■ Goal of the exercise ■
Without the pictures, print each of the records below exactly as it appears.

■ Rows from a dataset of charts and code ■

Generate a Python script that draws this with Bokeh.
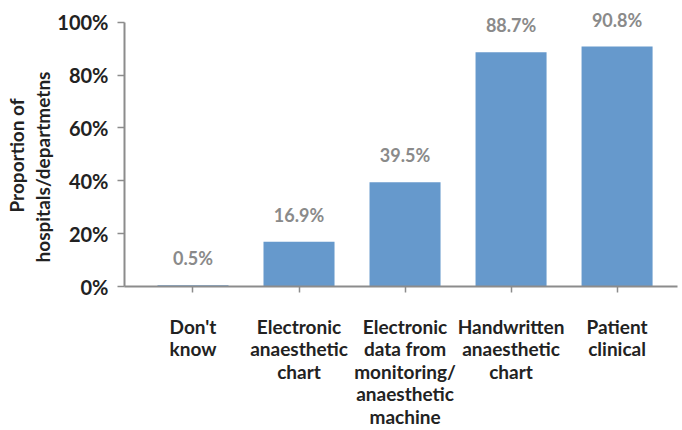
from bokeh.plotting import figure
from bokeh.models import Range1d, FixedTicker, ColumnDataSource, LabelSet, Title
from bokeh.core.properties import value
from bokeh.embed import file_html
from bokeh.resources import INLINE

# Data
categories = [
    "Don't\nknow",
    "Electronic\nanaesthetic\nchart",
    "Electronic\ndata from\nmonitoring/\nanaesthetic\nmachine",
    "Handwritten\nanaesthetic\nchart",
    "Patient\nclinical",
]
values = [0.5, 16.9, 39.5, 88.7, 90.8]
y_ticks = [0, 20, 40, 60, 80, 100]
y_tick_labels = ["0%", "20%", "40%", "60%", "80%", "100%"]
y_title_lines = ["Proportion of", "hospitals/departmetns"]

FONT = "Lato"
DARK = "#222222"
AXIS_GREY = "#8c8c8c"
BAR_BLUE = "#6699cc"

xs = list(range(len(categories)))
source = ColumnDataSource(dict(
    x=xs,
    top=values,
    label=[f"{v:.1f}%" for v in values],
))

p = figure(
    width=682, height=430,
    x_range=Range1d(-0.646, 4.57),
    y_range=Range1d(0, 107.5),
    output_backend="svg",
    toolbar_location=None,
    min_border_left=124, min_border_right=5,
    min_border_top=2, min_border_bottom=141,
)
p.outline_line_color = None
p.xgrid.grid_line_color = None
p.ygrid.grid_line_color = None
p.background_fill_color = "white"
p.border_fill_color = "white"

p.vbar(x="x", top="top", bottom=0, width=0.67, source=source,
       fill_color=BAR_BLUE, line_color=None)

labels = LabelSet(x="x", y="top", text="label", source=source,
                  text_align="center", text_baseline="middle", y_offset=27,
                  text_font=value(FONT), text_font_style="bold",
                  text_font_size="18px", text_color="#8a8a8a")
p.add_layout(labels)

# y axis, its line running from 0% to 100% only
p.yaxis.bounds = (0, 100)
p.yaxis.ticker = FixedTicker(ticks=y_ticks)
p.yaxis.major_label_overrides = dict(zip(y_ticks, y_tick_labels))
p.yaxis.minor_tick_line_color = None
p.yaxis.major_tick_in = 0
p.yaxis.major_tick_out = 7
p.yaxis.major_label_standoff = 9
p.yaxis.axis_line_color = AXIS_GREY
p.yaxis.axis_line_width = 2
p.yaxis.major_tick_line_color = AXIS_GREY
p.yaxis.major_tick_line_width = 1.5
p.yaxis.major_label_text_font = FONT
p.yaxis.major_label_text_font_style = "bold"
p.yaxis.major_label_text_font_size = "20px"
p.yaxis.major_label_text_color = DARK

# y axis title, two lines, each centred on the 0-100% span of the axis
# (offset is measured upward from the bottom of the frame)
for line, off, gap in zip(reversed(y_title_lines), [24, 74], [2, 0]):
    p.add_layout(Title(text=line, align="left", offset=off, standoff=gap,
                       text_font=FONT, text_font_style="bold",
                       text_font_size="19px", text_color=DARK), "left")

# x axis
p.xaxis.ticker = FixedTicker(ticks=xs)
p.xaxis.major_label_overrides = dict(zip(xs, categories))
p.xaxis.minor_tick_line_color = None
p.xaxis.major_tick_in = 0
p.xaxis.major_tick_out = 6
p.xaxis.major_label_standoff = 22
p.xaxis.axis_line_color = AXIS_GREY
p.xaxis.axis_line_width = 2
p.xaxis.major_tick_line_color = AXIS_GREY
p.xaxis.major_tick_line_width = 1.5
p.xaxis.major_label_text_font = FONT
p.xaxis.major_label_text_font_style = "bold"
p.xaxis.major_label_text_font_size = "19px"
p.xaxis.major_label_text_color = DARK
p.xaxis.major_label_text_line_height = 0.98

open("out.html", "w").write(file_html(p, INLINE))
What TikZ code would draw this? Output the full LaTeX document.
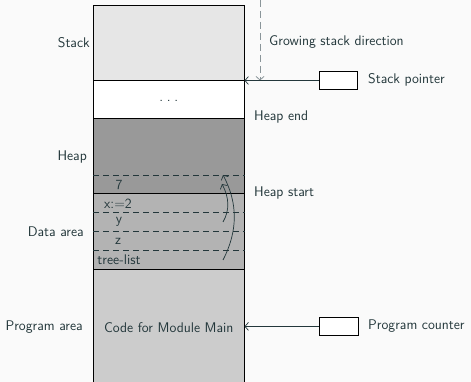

■ Exercise output ■
Generate a Python script that draws this with Bokeh.
from bokeh.plotting import figure
from bokeh.models import Range1d, FixedTicker, ColumnDataSource, LabelSet, Title
from bokeh.core.properties import value
from bokeh.embed import file_html
from bokeh.resources import INLINE

# Data
categories = [
    "Don't\nknow",
    "Electronic\nanaesthetic\nchart",
    "Electronic\ndata from\nmonitoring/\nanaesthetic\nmachine",
    "Handwritten\nanaesthetic\nchart",
    "Patient\nclinical",
]
values = [0.5, 16.9, 39.5, 88.7, 90.8]
y_ticks = [0, 20, 40, 60, 80, 100]
y_tick_labels = ["0%", "20%", "40%", "60%", "80%", "100%"]
y_title_lines = ["Proportion of", "hospitals/departmetns"]

FONT = "Lato"
DARK = "#222222"
AXIS_GREY = "#8c8c8c"
BAR_BLUE = "#6699cc"

xs = list(range(len(categories)))
source = ColumnDataSource(dict(
    x=xs,
    top=values,
    label=[f"{v:.1f}%" for v in values],
))

p = figure(
    width=682, height=430,
    x_range=Range1d(-0.646, 4.57),
    y_range=Range1d(0, 107.5),
    output_backend="svg",
    toolbar_location=None,
    min_border_left=124, min_border_right=5,
    min_border_top=2, min_border_bottom=141,
)
p.outline_line_color = None
p.xgrid.grid_line_color = None
p.ygrid.grid_line_color = None
p.background_fill_color = "white"
p.border_fill_color = "white"

p.vbar(x="x", top="top", bottom=0, width=0.67, source=source,
       fill_color=BAR_BLUE, line_color=None)

labels = LabelSet(x="x", y="top", text="label", source=source,
                  text_align="center", text_baseline="middle", y_offset=27,
                  text_font=value(FONT), text_font_style="bold",
                  text_font_size="18px", text_color="#8a8a8a")
p.add_layout(labels)

# y axis, its line running from 0% to 100% only
p.yaxis.bounds = (0, 100)
p.yaxis.ticker = FixedTicker(ticks=y_ticks)
p.yaxis.major_label_overrides = dict(zip(y_ticks, y_tick_labels))
p.yaxis.minor_tick_line_color = None
p.yaxis.major_tick_in = 0
p.yaxis.major_tick_out = 7
p.yaxis.major_label_standoff = 9
p.yaxis.axis_line_color = AXIS_GREY
p.yaxis.axis_line_width = 2
p.yaxis.major_tick_line_color = AXIS_GREY
p.yaxis.major_tick_line_width = 1.5
p.yaxis.major_label_text_font = FONT
p.yaxis.major_label_text_font_style = "bold"
p.yaxis.major_label_text_font_size = "20px"
p.yaxis.major_label_text_color = DARK

# y axis title, two lines, each centred on the 0-100% span of the axis
# (offset is measured upward from the bottom of the frame)
for line, off, gap in zip(reversed(y_title_lines), [24, 74], [2, 0]):
    p.add_layout(Title(text=line, align="left", offset=off, standoff=gap,
                       text_font=FONT, text_font_style="bold",
                       text_font_size="19px", text_color=DARK), "left")

# x axis
p.xaxis.ticker = FixedTicker(ticks=xs)
p.xaxis.major_label_overrides = dict(zip(xs, categories))
p.xaxis.minor_tick_line_color = None
p.xaxis.major_tick_in = 0
p.xaxis.major_tick_out = 6
p.xaxis.major_label_standoff = 22
p.xaxis.axis_line_color = AXIS_GREY
p.xaxis.axis_line_width = 2
p.xaxis.major_tick_line_color = AXIS_GREY
p.xaxis.major_tick_line_width = 1.5
p.xaxis.major_label_text_font = FONT
p.xaxis.major_label_text_font_style = "bold"
p.xaxis.major_label_text_font_size = "19px"
p.xaxis.major_label_text_color = DARK
p.xaxis.major_label_text_line_height = 0.98

open("out.html", "w").write(file_html(p, INLINE))
What TikZ code would draw this? Output the full LaTeX document.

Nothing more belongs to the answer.